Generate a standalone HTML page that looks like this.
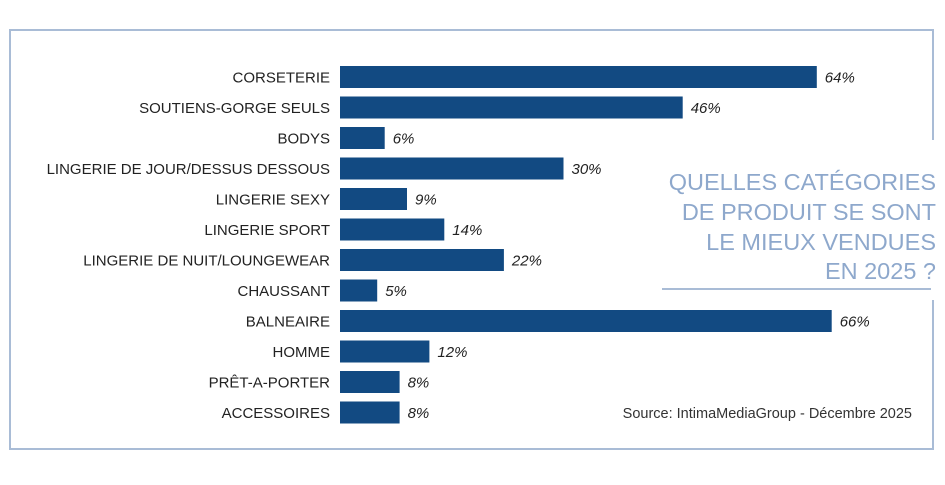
<!DOCTYPE html>
<html><head><meta charset="utf-8"><style>
body{margin:0;background:#fff;}
svg text{font-family:"Liberation Sans",sans-serif;}
</style></head><body>
<svg width="945" height="480" xmlns="http://www.w3.org/2000/svg">
<g stroke="#a9bcd6" stroke-width="2" fill="none">
<polyline points="933,140 933,30 10,30 10,449 933,449 933,300"/>
<line x1="662" y1="289" x2="931" y2="289"/>
</g>
<g font-size="23.5" fill="#8ea8cc" text-anchor="end">
<text x="936" y="190">QUELLES CATÉGORIES</text>
<text x="936" y="220">DE PRODUIT SE SONT</text>
<text x="936" y="250">LE MIEUX VENDUES</text>
<text x="936" y="279">EN 2025 ?</text>
</g>
<text x="912" y="418" font-size="14.5" fill="#333" text-anchor="end">Source: IntimaMediaGroup - Décembre 2025</text>
<g font-size="15" fill="#222" text-anchor="end">
<text x="330" y="82.5">CORSETERIE</text>
<text x="330" y="113">SOUTIENS-GORGE SEULS</text>
<text x="330" y="143.5">BODYS</text>
<text x="330" y="174">LINGERIE DE JOUR/DESSUS DESSOUS</text>
<text x="330" y="204.5">LINGERIE SEXY</text>
<text x="330" y="235">LINGERIE SPORT</text>
<text x="330" y="265.5">LINGERIE DE NUIT/LOUNGEWEAR</text>
<text x="330" y="296">CHAUSSANT</text>
<text x="330" y="326.5">BALNEAIRE</text>
<text x="330" y="357">HOMME</text>
<text x="330" y="387.5">PRÊT-A-PORTER</text>
<text x="330" y="418">ACCESSOIRES</text>
</g>
<g fill="#124a82">
<rect x="340" y="66" width="476.8" height="22"/>
<rect x="340" y="96.5" width="342.7" height="22"/>
<rect x="340" y="127" width="44.7" height="22"/>
<rect x="340" y="157.5" width="223.5" height="22"/>
<rect x="340" y="188" width="67" height="22"/>
<rect x="340" y="218.5" width="104.3" height="22"/>
<rect x="340" y="249" width="163.9" height="22"/>
<rect x="340" y="279.5" width="37.2" height="22"/>
<rect x="340" y="310" width="491.7" height="22"/>
<rect x="340" y="340.5" width="89.4" height="22"/>
<rect x="340" y="371" width="59.6" height="22"/>
<rect x="340" y="401.5" width="59.6" height="22"/>
</g>
<g font-size="15" font-style="italic" fill="#222">
<text x="824.8" y="82.5">64%</text>
<text x="690.7" y="113">46%</text>
<text x="392.7" y="143.5">6%</text>
<text x="571.5" y="174">30%</text>
<text x="415" y="204.5">9%</text>
<text x="452.3" y="235">14%</text>
<text x="511.9" y="265.5">22%</text>
<text x="385.2" y="296">5%</text>
<text x="839.7" y="326.5">66%</text>
<text x="437.4" y="357">12%</text>
<text x="407.6" y="387.5">8%</text>
<text x="407.6" y="418">8%</text>
</g>
</svg>
</body></html>
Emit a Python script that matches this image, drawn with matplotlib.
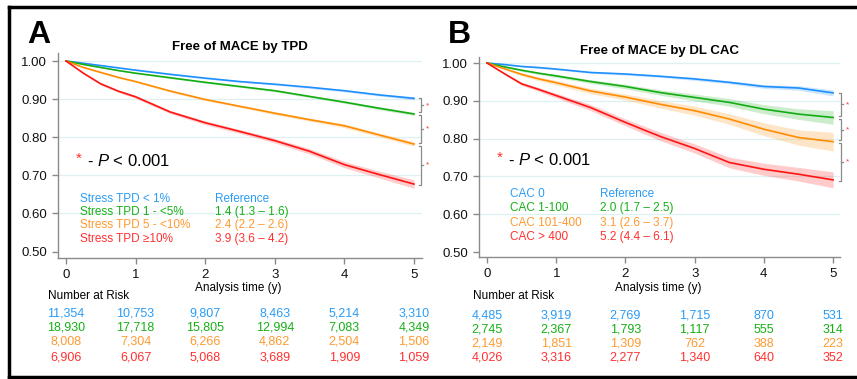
________________
Quote each line of the listing exactly, but leave the pictures out.

OUTPUT FOR THIS TASK:
Generate a standalone HTML page that looks like this.
<!DOCTYPE html>
<html><head><meta charset="utf-8"><style>
body{margin:0;background:#fff;}
svg text{font-family:"Liberation Sans",sans-serif;}
</style></head><body>
<svg width="945" height="480" xmlns="http://www.w3.org/2000/svg">
<g stroke="#a9bcd6" stroke-width="2" fill="none">
<polyline points="933,140 933,30 10,30 10,449 933,449 933,300"/>
<line x1="662" y1="289" x2="931" y2="289"/>
</g>
<g font-size="23.5" fill="#8ea8cc" text-anchor="end">
<text x="936" y="190">QUELLES CATÉGORIES</text>
<text x="936" y="220">DE PRODUIT SE SONT</text>
<text x="936" y="250">LE MIEUX VENDUES</text>
<text x="936" y="279">EN 2025 ?</text>
</g>
<text x="912" y="418" font-size="14.5" fill="#333" text-anchor="end">Source: IntimaMediaGroup - Décembre 2025</text>
<g font-size="15" fill="#222" text-anchor="end">
<text x="330" y="82.5">CORSETERIE</text>
<text x="330" y="113">SOUTIENS-GORGE SEULS</text>
<text x="330" y="143.5">BODYS</text>
<text x="330" y="174">LINGERIE DE JOUR/DESSUS DESSOUS</text>
<text x="330" y="204.5">LINGERIE SEXY</text>
<text x="330" y="235">LINGERIE SPORT</text>
<text x="330" y="265.5">LINGERIE DE NUIT/LOUNGEWEAR</text>
<text x="330" y="296">CHAUSSANT</text>
<text x="330" y="326.5">BALNEAIRE</text>
<text x="330" y="357">HOMME</text>
<text x="330" y="387.5">PRÊT-A-PORTER</text>
<text x="330" y="418">ACCESSOIRES</text>
</g>
<g fill="#124a82">
<rect x="340" y="66" width="476.8" height="22"/>
<rect x="340" y="96.5" width="342.7" height="22"/>
<rect x="340" y="127" width="44.7" height="22"/>
<rect x="340" y="157.5" width="223.5" height="22"/>
<rect x="340" y="188" width="67" height="22"/>
<rect x="340" y="218.5" width="104.3" height="22"/>
<rect x="340" y="249" width="163.9" height="22"/>
<rect x="340" y="279.5" width="37.2" height="22"/>
<rect x="340" y="310" width="491.7" height="22"/>
<rect x="340" y="340.5" width="89.4" height="22"/>
<rect x="340" y="371" width="59.6" height="22"/>
<rect x="340" y="401.5" width="59.6" height="22"/>
</g>
<g font-size="15" font-style="italic" fill="#222">
<text x="824.8" y="82.5">64%</text>
<text x="690.7" y="113">46%</text>
<text x="392.7" y="143.5">6%</text>
<text x="571.5" y="174">30%</text>
<text x="415" y="204.5">9%</text>
<text x="452.3" y="235">14%</text>
<text x="511.9" y="265.5">22%</text>
<text x="385.2" y="296">5%</text>
<text x="839.7" y="326.5">66%</text>
<text x="437.4" y="357">12%</text>
<text x="407.6" y="387.5">8%</text>
<text x="407.6" y="418">8%</text>
</g>
</svg>
</body></html>
Emit a Python script that matches this image, drawn with matplotlib.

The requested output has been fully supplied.